As one who’s job is to fight for children’s rights and get them justice, Ondari, believes that existing laws on protection of children in Kenya are sufficient. “What we need are strict enforcement measures where the police, paralegals, parents and the society cooperate in the fight against exploitation of children,” she says.
EXPLICIT FORMS
While armed conflict is not common here as it is in neighbouring countries where minors are recruited by rebel guerrillas to fight for them, among communities that still practice cattle rustling, children are taught how to carry out raids - these teenagers are denied a chance to go to school, and therefore robbed of a bright future.
Child labour is frowned upon in most quarters, especially when it takes more explicit forms, such as employment in factories. Mbanya, however, notes that child labour is even more rampant in homes where children are required to do domestic work, such as household chores.
“Children from rural areas are made to work in the family farm, tilling, weeding or gathering crop produce,” she says.

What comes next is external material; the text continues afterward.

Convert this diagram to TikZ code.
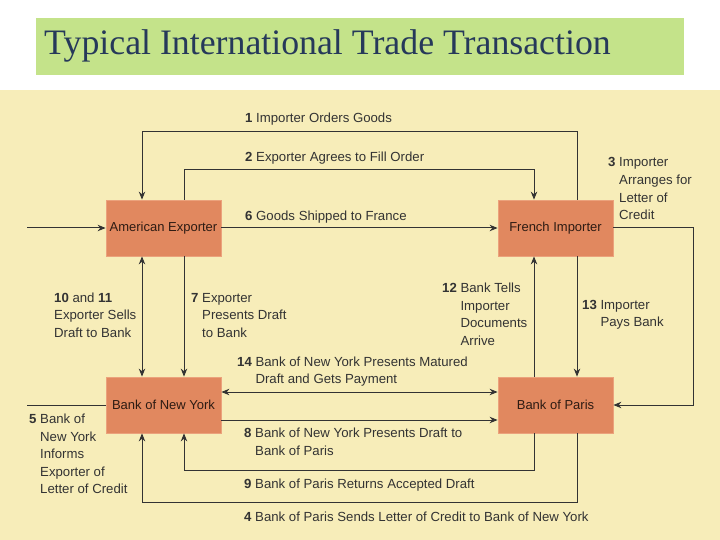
\documentclass[tikz,border=0pt]{standalone}
\usepackage{fontspec}
\setmainfont{Liberation Sans}
\newfontfamily\titlefont{Liberation Serif}
\usetikzlibrary{arrows.meta}
\definecolor{panelc}{HTML}{F7EDB9}
\definecolor{titlec}{HTML}{C4E38A}
\definecolor{titletext}{HTML}{26395A}
\definecolor{boxc}{HTML}{E1885F}
\definecolor{boxedge}{HTML}{EBA27C}
\definecolor{flowc}{HTML}{333333}
\tikzset{
  party/.style={fill=boxc, draw=boxedge, line width=0.8pt, minimum width=115pt, minimum height=56pt, inner sep=0pt, text=black!80!boxc, font=\fontsize{13}{15}\selectfont},
  flow/.style={draw=flowc, line width=1pt},
  arr/.style={-{Stealth[length=8pt,width=6.5pt]}},
  arrboth/.style={{Stealth[length=8pt,width=6.5pt]}-{Stealth[length=8pt,width=6.5pt]}},
  note/.style={anchor=base west, inner sep=0pt, text=black!80, font=\fontsize{13.2}{17.6}\selectfont},
}
\newcommand{\stepnote}[2]{\textbf{#1}\ \begin{tabular}[t]{@{}l@{}}#2\end{tabular}}

\begin{document}
\begin{tikzpicture}[x=1pt,y=-1pt]
\useasboundingbox (0,0) rectangle (720,540);
\fill[white] (0,0) rectangle (720,540);
\fill[titlec] (36,18) rectangle (684,75);
\node[anchor=base west, inner sep=0pt, text=titletext, font=\titlefont\fontsize{35.8}{40}\selectfont] (title) at (44,55) {Typical International Trade Transaction};
\fill[panelc] (0,90) rectangle (720,540);

\node[party] (amexp) at (163.5,228) {American Exporter};
\node[party] (frimp) at (555.5,228) {French Importer};
\node[party] (bny) at (163.5,405) {Bank of New York};
\node[party] (bop) at (555.5,405) {Bank of Paris};
\coordinate (inflow) at (27,228);
\coordinate (outflow) at (27,405);

\draw[flow,arr] ([xshift=21.5pt]frimp.north) -- ++(0,-68) -| ([xshift=-21.5pt]amexp.north);
\draw[flow,arr] ([xshift=20.5pt]amexp.north) -- ++(0,-30) -| ([xshift=-21.5pt]frimp.north);
\draw[flow,arr] (inflow) -- (amexp.west);
\draw[flow,arr] (amexp.east) -- (frimp.west);
\draw[flow,arr] (frimp.east) -- ++(80,0) |- (bop.east);
\draw[flow,arr] ([xshift=21.5pt]frimp.south) -- ([xshift=21.5pt]bop.north);
\draw[flow,arr] ([xshift=-21.5pt]bop.north) -- ([xshift=-21.5pt]frimp.south);
\draw[flow,arrboth] ([xshift=-21.5pt]amexp.south) -- ([xshift=-21.5pt]bny.north);
\draw[flow,arr] ([xshift=20.5pt]amexp.south) -- ([xshift=20.5pt]bny.north);
\draw[flow,arrboth] ([yshift=13pt]bny.east) -- ([yshift=13pt]bop.west);
\draw[flow,arr] ([yshift=-15pt]bny.east) -- ([yshift=-15pt]bop.west);
\draw[flow,arr] ([xshift=-21.5pt]bop.south) -- ++(0,37) -| ([xshift=20.5pt]bny.south);
\draw[flow,arr] ([xshift=21.5pt]bop.south) -- ++(0,69) -| ([xshift=-21.5pt]bny.south);
\draw[flow] (bny.west) -- (outflow);

\node[note] (n1) at (245,123) {\stepnote{1}{Importer Orders Goods}};
\node[note] (n2) at (245,162) {\stepnote{2}{Exporter Agrees to Fill Order}};
\node[note] (n3) at (608,167) {\stepnote{3}{Importer\\Arranges for\\Letter of\\Credit}};
\node[note] (n6) at (245,221) {\stepnote{6}{Goods Shipped to France}};
\node[note] (n10) at (54,302) {\begin{tabular}[t]{@{}l@{}}\textbf{10} and \textbf{11}\\Exporter Sells\\Draft to Bank\end{tabular}};
\node[note] (n7) at (191,302) {\stepnote{7}{Exporter\\Presents Draft\\to Bank}};
\node[note] (n12) at (442,292.5) {\stepnote{12}{Bank Tells\\Importer\\Documents\\Arrive}};
\node[note] (n13) at (582,309) {\stepnote{13}{Importer\\Pays Bank}};
\node[note] (n14) at (237,366) {\stepnote{14}{Bank of New York Presents Matured\\Draft and Gets Payment}};
\node[note] (n5) at (29,423.5) {\stepnote{5}{Bank of\\New York\\Informs\\Exporter of\\Letter of Credit}};
\node[note] (n8) at (244,437.5) {\stepnote{8}{Bank of New York Presents Draft to\\Bank of Paris}};
\node[note] (n9) at (244,488.5) {\stepnote{9}{Bank of Paris Returns Accepted Draft}};
\node[note] (n4) at (244,521) {\stepnote{4}{Bank of Paris Sends Letter of Credit to Bank of New York}};
\end{tikzpicture}
\end{document}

She observes that while assisting with chores at home is not prohibited by law, parents and guardians must be careful not to overwork their children.
Article 30 of the Constitution in part 1 and 2 prohibits slavery, servitude and forced labour. In most instances, however, minors do not have a say when it comes to domestic work.
The introduction of Free Primary Education (FPE) in 2003 promoted enrolment in primary schools. It also minimised the erstwhile high rate of school dropout.
When the government starts implementing free secondary education this year, school dropout cases are expected to drop further.
But a Nation Newsplex report in 2016 painted a rather grim picture of the fruits of free primary education. Only two out of five learners enrolled in Class One go all the way to Form Four.
According to the report, the majority of these dropouts, are “thrust into a harsh world without life-saving education and marketable skills.”
Consequently, they become an easy target for cheap labour, and sometimes forced labour, for lack of employable skills.